# [WORKING DATA]
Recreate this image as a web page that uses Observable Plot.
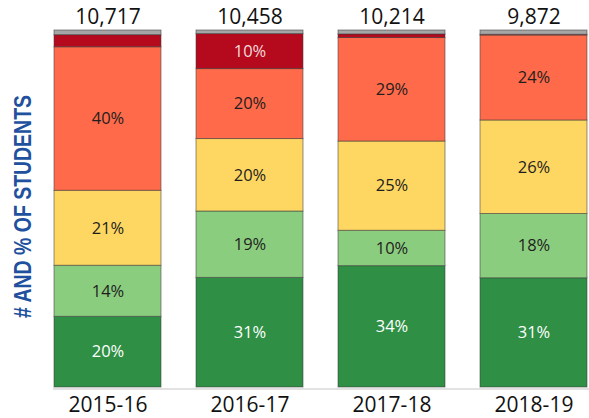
<!DOCTYPE html>
<html>
<head>
<meta charset="utf-8">
<script src="https://cdn.jsdelivr.net/npm/d3@7"></script>
<script src="https://cdn.jsdelivr.net/npm/@observablehq/plot@0.6"></script>
<style>
  html, body { margin: 0; padding: 0; background: #fff; }
  #chart { width: 589px; height: 418px; overflow: hidden; }
</style>
</head>
<body>
<div id="chart"></div>
<script>
const years = ["2015-16", "2016-17", "2017-18", "2018-19"];
const totals = [10717, 10458, 10214, 9872];
const categories = ["level1", "level2", "level3", "level4", "level5", "unknown"];
const level1Pct = [19.8, 30.7, 34.0, 30.6];   // dark green
const level2Pct = [14.3, 18.6, 9.9, 18.0];    // light green
const level3Pct = [21.0, 20.3, 25.0, 26.2];   // yellow
const level4Pct = [40.2, 19.6, 29.0, 23.8];   // orange-red
const level5Pct = [3.4, 9.8, 1.0, 0.2];       // dark red
const unknownPct = [1.3, 1.0, 1.1, 1.2];      // gray

const colors = ["#2e8f45", "#8bcd7e", "#fed662", "#ff6a4a", "#b50a1e", "#a6a6a6"];
const labelColors = { level1: "#ffffff", level5: "#f4dada" };

const seriesByCat = {
  level1: level1Pct, level2: level2Pct, level3: level3Pct,
  level4: level4Pct, level5: level5Pct, unknown: unknownPct
};
const table = [];
years.forEach((yr, i) => {
  categories.forEach(cat => table.push({ year: yr, cat, value: seriesByCat[cat][i] }));
});
const totalsTable = years.map((yr, i) => ({ year: yr, total: totals[i] }));

const fmtPct = v => Math.round(v) + "%";
const fmtTotal = d3.format(",");

const plot = Plot.plot({
  width: 589,
  height: 418,
  marginTop: 30,
  marginBottom: 31,
  marginLeft: 53,
  marginRight: 0,
  style: { fontFamily: "Open Sans", background: "#fff" },
  x: { domain: years, paddingInner: 0.243, paddingOuter: 0, label: null },
  y: { domain: [0, 100], axis: null },
  color: { type: "ordinal", domain: categories, range: colors },
  marks: [
    Plot.ruleY([0], { stroke: "#d9d9d9", strokeWidth: 1.5, dy: 1.5 }),
    Plot.barY(table, Plot.stackY({
      x: "year", y: "value", z: "cat", fill: "cat", order: null,
      stroke: "#3a3a3a", strokeOpacity: 0.55, strokeWidth: 1
    })),
    Plot.text(table, Plot.stackY({
      x: "year", y: "value", z: "cat", order: null,
      text: d => d.value >= 5 ? fmtPct(d.value) : "",
      fill: d => labelColors[d.cat] || "#1e1e1e",
      fontSize: 16.5
    })),
    Plot.text(totalsTable, {
      x: "year", y: 100, text: d => fmtTotal(d.total),
      fontSize: 21, fill: "#111", dy: -13
    }),
    Plot.axisX({ tickSize: 0, tickPadding: 10, fontSize: 21, fill: "#111", label: null })
  ]
});

// Rotated y-axis title
const svg = d3.select(plot);
svg.append("text")
  .attr("transform", "translate(31,206.5) rotate(-90)")
  .attr("text-anchor", "middle")
  .attr("font-family", "Liberation Sans, Arial, sans-serif")
  .attr("font-weight", "bold")
  .attr("font-size", 23)
  .attr("fill", "#21509e")
  .attr("textLength", 223)
  .attr("lengthAdjust", "spacingAndGlyphs")
  .text("# AND % OF STUDENTS");

document.getElementById("chart").appendChild(plot);
</script>
</body>
</html>
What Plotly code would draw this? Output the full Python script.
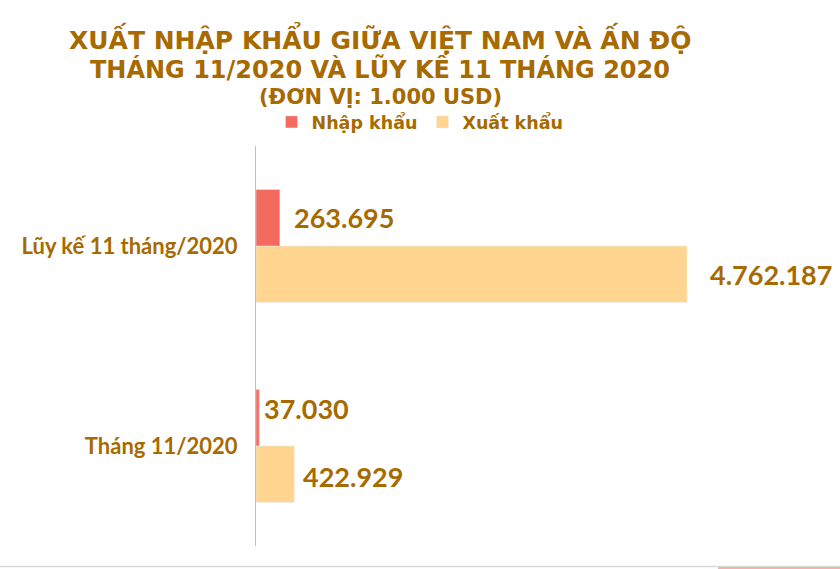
import plotly.graph_objects as go

categories = ["Tháng 11/2020", "Lũy kế 11 tháng/2020"]
nhap_khau = [37030, 263695]
xuat_khau = [422929, 4762187]
series_names = ["Nhập khẩu", "Xuất khẩu"]
title_lines = ["XUẤT NHẬP KHẨU GIỮA VIỆT NAM VÀ ẤN ĐỘ",
               "THÁNG 11/2020 VÀ LŨY KẾ 11 THÁNG 2020",
               "(ĐƠN VỊ: 1.000 USD)"]

def fmt(v):
    return f"{v:,}".replace(",", ".")

TXT = "#A66A00"
C_NK = "#F46A5F"
C_XK = "#FFD58F"
VAL_FONT = dict(family="Lato, Open Sans, sans-serif", size=27, color=TXT, weight="bold")
TITLE_FONT = "DejaVu Sans, Liberation Sans, sans-serif"

W, H = 840, 569
L, T, B = 256, 146, 23
plot_w = W - L
plot_h = H - T - B
xmax = xuat_khau[1] * plot_w / 431

def py(p):  # pixel row -> paper y
    return (H - B - p) / plot_h

def px(p):  # pixel column -> paper x
    return (p - L) / plot_w

fig = go.Figure()
fig.add_trace(go.Bar(y=categories, x=xuat_khau, orientation="h", name=series_names[1],
                     marker_color=C_XK, hoverinfo="x"))
fig.add_trace(go.Bar(y=categories, x=nhap_khau, orientation="h", name=series_names[0],
                     marker_color=C_NK, hoverinfo="x"))

annotations = []
# value labels (label offsets as placed in the reference)
gap_nk, dy_nk = [3, 12], [37.5, 28.5]
gap_xk, dy_xk = [7, 21], [-30.5, -28.5]
for cat, v, g, d in zip(categories, nhap_khau, gap_nk, dy_nk):
    annotations.append(dict(x=v, y=cat, xref="x", yref="y", text=fmt(v), showarrow=False,
                            xanchor="left", yanchor="middle", xshift=g, yshift=d, font=VAL_FONT))
for cat, v, g, d in zip(categories, xuat_khau, gap_xk, dy_xk):
    annotations.append(dict(x=v, y=cat, xref="x", yref="y", text=fmt(v), showarrow=False,
                            xanchor="left", yanchor="middle", xshift=g, yshift=d, font=VAL_FONT))
# title lines
for txt, yc, sz in zip(title_lines, [38, 68, 97], [25, 24, 21]):
    annotations.append(dict(x=px(380), y=py(yc), xref="paper", yref="paper", text=txt,
                            showarrow=False, xanchor="center", yanchor="middle",
                            font=dict(family=TITLE_FONT, size=sz, color=TXT, weight="bold")))

shapes = [
    dict(type="line", xref="paper", yref="paper", x0=px(0), x1=1, y0=py(566.5), y1=py(566.5),
         line=dict(color="#D9D9D9", width=1.5)),
    dict(type="rect", xref="paper", yref="paper", x0=px(718), x1=1, y0=py(567), y1=py(569.5),
         line=dict(width=0), fillcolor="#F2B3AC"),
]

fig.update_layout(
    width=W, height=H,
    margin=dict(l=L, r=0, t=T, b=B, autoexpand=False),
    plot_bgcolor="white", paper_bgcolor="white",
    barmode="group", bargap=0.435, bargroupgap=0,
    showlegend=True,
    legend=dict(orientation="h", traceorder="reversed", x=px(420), xanchor="center",
                y=py(122), yanchor="middle",
                font=dict(family=TITLE_FONT, size=17.5, color=TXT, weight="bold"),
                itemwidth=30, bgcolor="rgba(0,0,0,0)"),
    annotations=annotations,
    shapes=shapes,
    xaxis=dict(range=[0, xmax], visible=False, showgrid=False, zeroline=False),
    yaxis=dict(showline=True, linecolor="#BFBFBF", linewidth=1, showgrid=False,
               ticks="", ticklabelstandoff=13,
               tickfont=dict(family="Lato, Open Sans, sans-serif", size=22, color=TXT, weight="bold"),
               range=[-0.5, 1.5]),
)
fig.write_html("out.html", config={"displayModeBar": False},
               post_script="document.body.style.margin='0';")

# [TASK BRIEF]
Count how many lines contain "this" and give only that count.

# [PROBLEM SOLUTION]
2